* WHAT YOU WILL DO *
Exactly as written, retype the listing below, omitting the pictures.

** start DATASET CONTENT **

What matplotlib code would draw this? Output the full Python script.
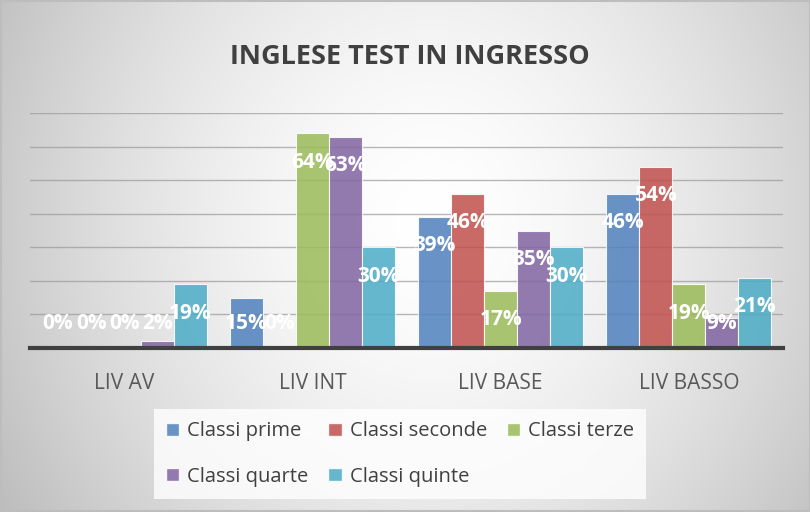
import numpy as np
import matplotlib
matplotlib.use("Agg")
import matplotlib.pyplot as plt
from matplotlib.patches import Patch, Rectangle

categories = ["LIV AV", "LIV INT", "LIV BASE", "LIV BASSO"]
series_names = ["Classi prime", "Classi seconde", "Classi terze", "Classi quarte", "Classi quinte"]
classi_prime = [0, 15, 39, 46]
classi_seconde = [0, 0, 46, 54]
classi_terze = [0, 64, 17, 19]
classi_quarte = [2, 63, 35, 9]
classi_quinte = [19, 30, 30, 21]
series_values = [classi_prime, classi_seconde, classi_terze, classi_quarte, classi_quinte]
colors = ["#4F81BD", "#C0504D", "#9BBB59", "#8064A2", "#4BACC6"]
title = "INGLESE TEST IN INGRESSO"

W, H = 810, 512
fig = plt.figure(figsize=(W / 100, H / 100), dpi=100)

# background radial gradient
bg = fig.add_axes([0, 0, 1, 1], zorder=-10)
yy, xx = np.mgrid[0:H, 0:W]
t = np.sqrt(((xx - 430) / 430.0) ** 2 + ((yy - 220) / 480.0) ** 2)
g = 255 - 52 * np.power(t, 1.6)
g = np.clip(g, 190, 255) / 255.0
img = np.dstack([g, g, g])
bg.imshow(img, extent=[0, W, H, 0], aspect="auto", interpolation="bilinear")
bg.set_xlim(0, W)
bg.set_ylim(H, 0)
bg.axis("off")
bg.add_patch(Rectangle((0.5, 0.5), W - 1, H - 1.5, fill=False, edgecolor="#bdbdbd", linewidth=1.5))

ax = fig.add_axes([30 / W, 1 - 348 / H, (783 - 30) / W, (348 - 113) / H])
ax.set_facecolor("none")
ax.set_xlim(-0.5, len(categories) - 0.5)
ax.set_ylim(0, 70)

bw = 33 / 188
x = np.arange(len(categories))
for i, (vals, c) in enumerate(zip(series_values, colors)):
    xs = x + (i - 2) * bw
    ax.bar(xs, vals, width=bw, color=c, alpha=0.85, edgecolor=(1, 1, 1, 0.6), linewidth=0.8, zorder=3, label=series_names[i])
    for xi, v in zip(xs, vals):
        ly = max(v - 8.6, 7.4)
        ax.text(xi, ly, f"{v}%", ha="center", va="center", color="white",
                fontsize=15, fontweight="bold", family="Open Sans", zorder=5)

ax.set_yticks(np.arange(10, 71, 10))
ax.yaxis.grid(True, color="#999999", linewidth=1.0, alpha=0.7, zorder=1)
ax.tick_params(axis="y", left=False, labelleft=False)
ax.set_xticks(x)
ax.set_xticklabels(categories, fontsize=15, color="#595959", family="Open Sans")
ax.tick_params(axis="x", length=0, pad=18)
for s in ["top", "right", "left"]:
    ax.spines[s].set_visible(False)
ax.spines["bottom"].set_color("#404040")
ax.spines["bottom"].set_linewidth(3)
ax.spines["bottom"].set_zorder(6)

fig.text(410 / W, 1 - 57 / H, title, ha="center", va="center", fontsize=19.5,
         fontweight="bold", color="#404040", family="Open Sans")

handles = [Patch(facecolor=c, edgecolor=(1, 1, 1, 0.6), alpha=0.85) for c in colors]
order = [0, 3, 1, 4, 2]
leg = fig.legend([handles[k] for k in order], [series_names[k] for k in order],
                 ncol=3, loc="center", bbox_to_anchor=(400 / W, 1 - 454 / H),
                 prop={"family": "Open Sans", "size": 14.5}, frameon=True,
                 handlelength=0.65, handleheight=0.65, handletextpad=0.4,
                 columnspacing=1.0, labelspacing=1.25, borderpad=0.6)
leg.get_frame().set_facecolor((1, 1, 1, 0.22))
leg.get_frame().set_edgecolor("none")
leg.get_frame().set_boxstyle("square", pad=0)
for txt in leg.get_texts():
    txt.set_color("#404040")

fig.savefig("out.png", dpi=100)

** end DATASET CONTENT **

* RESULT *
What matplotlib code would draw this? Output the full Python script.
import numpy as np
import matplotlib
matplotlib.use("Agg")
import matplotlib.pyplot as plt
from matplotlib.patches import Patch, Rectangle

categories = ["LIV AV", "LIV INT", "LIV BASE", "LIV BASSO"]
series_names = ["Classi prime", "Classi seconde", "Classi terze", "Classi quarte", "Classi quinte"]
classi_prime = [0, 15, 39, 46]
classi_seconde = [0, 0, 46, 54]
classi_terze = [0, 64, 17, 19]
classi_quarte = [2, 63, 35, 9]
classi_quinte = [19, 30, 30, 21]
series_values = [classi_prime, classi_seconde, classi_terze, classi_quarte, classi_quinte]
colors = ["#4F81BD", "#C0504D", "#9BBB59", "#8064A2", "#4BACC6"]
title = "INGLESE TEST IN INGRESSO"

W, H = 810, 512
fig = plt.figure(figsize=(W / 100, H / 100), dpi=100)

# background radial gradient
bg = fig.add_axes([0, 0, 1, 1], zorder=-10)
yy, xx = np.mgrid[0:H, 0:W]
t = np.sqrt(((xx - 430) / 430.0) ** 2 + ((yy - 220) / 480.0) ** 2)
g = 255 - 52 * np.power(t, 1.6)
g = np.clip(g, 190, 255) / 255.0
img = np.dstack([g, g, g])
bg.imshow(img, extent=[0, W, H, 0], aspect="auto", interpolation="bilinear")
bg.set_xlim(0, W)
bg.set_ylim(H, 0)
bg.axis("off")
bg.add_patch(Rectangle((0.5, 0.5), W - 1, H - 1.5, fill=False, edgecolor="#bdbdbd", linewidth=1.5))

ax = fig.add_axes([30 / W, 1 - 348 / H, (783 - 30) / W, (348 - 113) / H])
ax.set_facecolor("none")
ax.set_xlim(-0.5, len(categories) - 0.5)
ax.set_ylim(0, 70)

bw = 33 / 188
x = np.arange(len(categories))
for i, (vals, c) in enumerate(zip(series_values, colors)):
    xs = x + (i - 2) * bw
    ax.bar(xs, vals, width=bw, color=c, alpha=0.85, edgecolor=(1, 1, 1, 0.6), linewidth=0.8, zorder=3, label=series_names[i])
    for xi, v in zip(xs, vals):
        ly = max(v - 8.6, 7.4)
        ax.text(xi, ly, f"{v}%", ha="center", va="center", color="white",
                fontsize=15, fontweight="bold", family="Open Sans", zorder=5)

ax.set_yticks(np.arange(10, 71, 10))
ax.yaxis.grid(True, color="#999999", linewidth=1.0, alpha=0.7, zorder=1)
ax.tick_params(axis="y", left=False, labelleft=False)
ax.set_xticks(x)
ax.set_xticklabels(categories, fontsize=15, color="#595959", family="Open Sans")
ax.tick_params(axis="x", length=0, pad=18)
for s in ["top", "right", "left"]:
    ax.spines[s].set_visible(False)
ax.spines["bottom"].set_color("#404040")
ax.spines["bottom"].set_linewidth(3)
ax.spines["bottom"].set_zorder(6)

fig.text(410 / W, 1 - 57 / H, title, ha="center", va="center", fontsize=19.5,
         fontweight="bold", color="#404040", family="Open Sans")

handles = [Patch(facecolor=c, edgecolor=(1, 1, 1, 0.6), alpha=0.85) for c in colors]
order = [0, 3, 1, 4, 2]
leg = fig.legend([handles[k] for k in order], [series_names[k] for k in order],
                 ncol=3, loc="center", bbox_to_anchor=(400 / W, 1 - 454 / H),
                 prop={"family": "Open Sans", "size": 14.5}, frameon=True,
                 handlelength=0.65, handleheight=0.65, handletextpad=0.4,
                 columnspacing=1.0, labelspacing=1.25, borderpad=0.6)
leg.get_frame().set_facecolor((1, 1, 1, 0.22))
leg.get_frame().set_edgecolor("none")
leg.get_frame().set_boxstyle("square", pad=0)
for txt in leg.get_texts():
    txt.set_color("#404040")

fig.savefig("out.png", dpi=100)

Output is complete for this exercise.